Use this hub whenever an article feels useful but flat, informative but slow, or accurate but strangely easy to ignore. The problem may not be the idea. It may be the door you built for it.
FAQ: Blog intros and hooks
What makes a good blog intro?
A good blog intro quickly names the reader’s problem, creates a reason to care, sets a clear angle, and promises useful help. It does not waste time proving that the topic exists.
Should a blog intro start with a question?
It can, but only if the question is specific and sharp. “Do you want better content?” is weak. “Are your best articles losing readers before the useful part starts?” is stronger because it names a real situation.
Are short blog intros better?
Sometimes. Short intros work well when the reader already knows what they want, the topic is specific, or the article is highly tactical. Longer intros can work when the topic needs context, tension, or trust-building. The real rule is simple: do not delay the value.
Can AI write good blog hooks?
AI can help generate options, patterns, and rewrites. It still needs strong input, clear positioning, real audience insight, and human taste. Otherwise, it tends to produce smooth sentences with no pulse.
How do blog intros help with leads and sales?
They attract the right reader, frame the problem, and build enough trust for the article to do its job. A strong intro makes the next step feel relevant instead of random, which helps newsletters, lead magnets, booking pages, and offers convert more naturally.
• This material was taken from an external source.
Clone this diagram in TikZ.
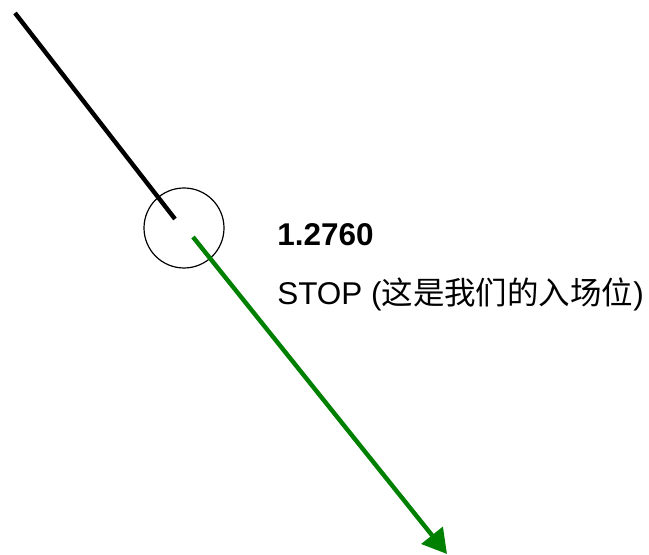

Make the opening earn the article
Better blog intros and hooks are not about tricking readers into staying. They are about respecting their attention quickly enough that they want to stay.
Start with the real tension. Cut the warm-up lap. Make a specific promise. Let your expertise show through the angle, not through inflated claims. The first few lines do not need to do everything, but they do need to open the right door.
If an article is underperforming, do not immediately blame the topic, the algorithm, or your audience. Read the intro out loud. The leak is often right there at the top, waving politely.